Yanks’ Escarra is a great story, but highlights a problem

J.C. Escarra, the Yankees’ Uber driver turned backup catcher, made his first big-league start on Thursday night against Arizona at Yankee Stadium.
In terms of human-interest stories, you can’t find one better than the 29-year-old, whose journey from doing odd jobs to independent ball to the Yankees’ Opening Day roster is the stuff baseball movies are made of.
But the Yankees are about winning. That’s the story their fans signed up to watch. Leave the movies to Lifetime.
There’s another side to Escarra’s story: One that has to do with why the Yankees, with a recent estimate by Forbes of an MLB-record $8 billion franchise value, have a 29-year-old former Uber driver as their backup catcher.
And it’s not just that bench position.
The Yankees turned off the payroll spigot at some point in this offseason – about the time they realized they couldn’t unload Marcus Stroman and his $18-million salary in a trade – and have gone into the season with a bench that is unbecoming for team with a $305-million payroll and World Series aspirations.
The Yankees’ bench, to be kind, is inexperienced, mismatched and not at all imposing. The dollars saved and the talent not acquired to support Messrs. Judge and Volpe and Bellinger et al could come back to bite the Yankees over the long season.
The shaky bench doesn’t include Oswaldo Cabrera, a popular reserve who is being pressed into nearly everyday duty at third base because the Yankees passed on more experienced and expensive options such as signing Alex Bregman or trading for Nolan Arenado.
Cabrera is a switch-hitter, but he is so weak from the right side that he sometimes bats lefthanded against lefties. The Yankees have twice pinch hit for him in five games this season against lefties, using Pablo Reyes.
Reyes is a 31-year-old infielder/outfielder who made the team mostly because the Yankees couldn’t locate and acquire a better righthanded hitter. Reyes went into Thursday hitless in six at-bats and in his only start made two errors at third.
Oswaldo Peraza made the team mainly because he is out of options. Once a bright enough prospect to start a postseason game, Peraza is hanging on to his big-league life by a thread.
And main backup outfielder Trent Grisham – a lefthanded hitter on a roster that already tilts leftward — went into Thursday with a career .214 batting average in nearly 2,000 at-bats.

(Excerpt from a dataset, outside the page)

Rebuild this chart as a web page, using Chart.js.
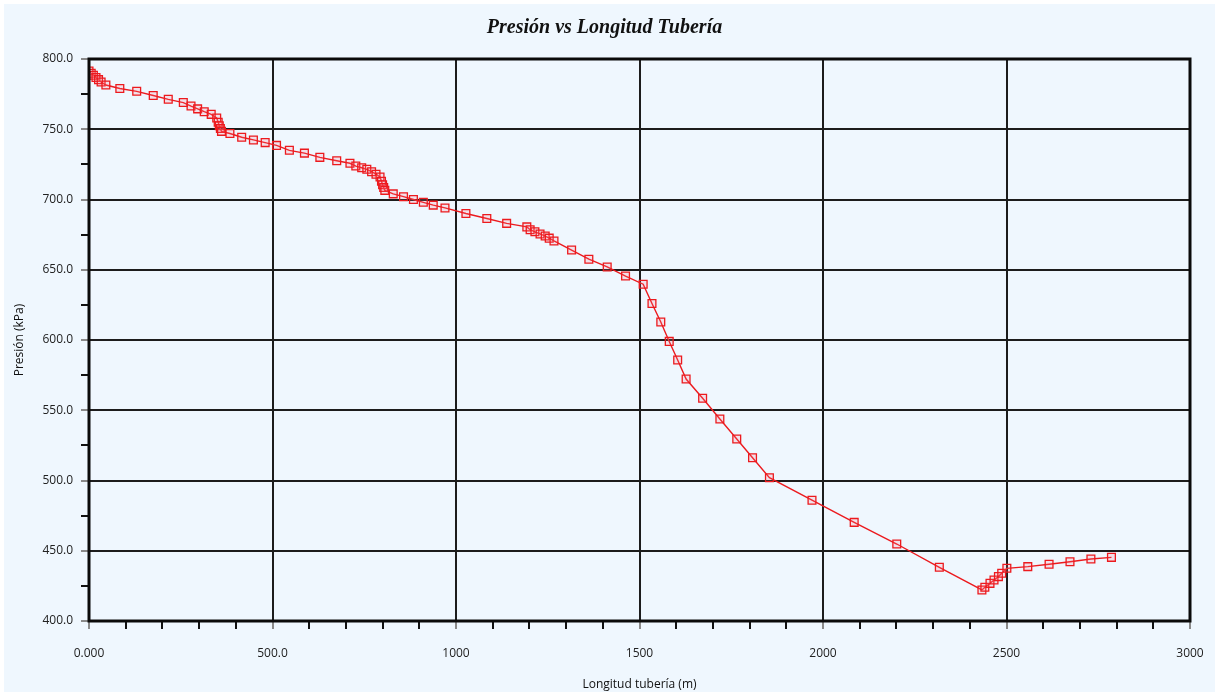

It’s unclear why the Yankees decided Grisham was worth a one-year, $5-million contract in the offseason when they could have non-tendered him and used the cash for a more useful, righthanded bench piece.
You’d have to assume the Yankees will fortify as the season goes along. General manager Brian Cashman admitted in the waning days of spring training that he was trying to acquire at least one upgrade from the right side.
“I feel like I’d be happier if I can line up some choices for our manager,” Cashman said. But he didn’t, and the Yankees’ only position-player transaction since then has been to re-sign former Mets first baseman Dom Smith – a lefthanded hitter – to a minor-league deal.
Catching up again with Escarra: He went into Thursday with a total of one big-league game and two hitless at-bats. Those ABs came on Saturday, when he entered as a pinch hitter and caught the final two innings of the Yankees’ 20-9 victory over Milwaukee.
“It worked out perfect,” Escarra said before Thursday’s game. “Just getting the jitters out of the way.”
Escarra might work out to become the best backup catcher in baseball. What a happy ending that would be. But what would happen if Wells became injured and Escarra became the No. 1? Remember, it was the Yankees’ choice to go into the season with an inexperienced No. 2 after they traded Jose Trevino and his $3.4 million salary to Cincinnati.
Does having a good backup catcher matter? Well, ask Mets fans how they felt during spring training when they learned Francisco Alvarez would miss at least the first month of the season with a broken bone in his hand.
Then ask them how much they have enjoyed the early-season work of Luis Torrens, who as fortune would have it was traded to the Mets by the Yankees for cash considerations last May.
In the Mets’ 6-5, 11-inning victory over Miami on Wednesday, Torrens – who is batting .313 — started a three-run eighth-inning rally with a pinch hit single. In the bottom of the inning, he made a sweeping tag of an off-line throw to record a (replay assisted) out to keep the game tied.
Pete Alonso’s three-run, game-tying home run in the eighth was the big blow. But without Torrens’ contributions, the Mets might have been coming back home for Friday’s Citi Field opener with a 2-4 record instead of 3-3.
The Yankees need more than great stories on their bench. They need production. For Escarra, that part of the story began for real on Thursday night.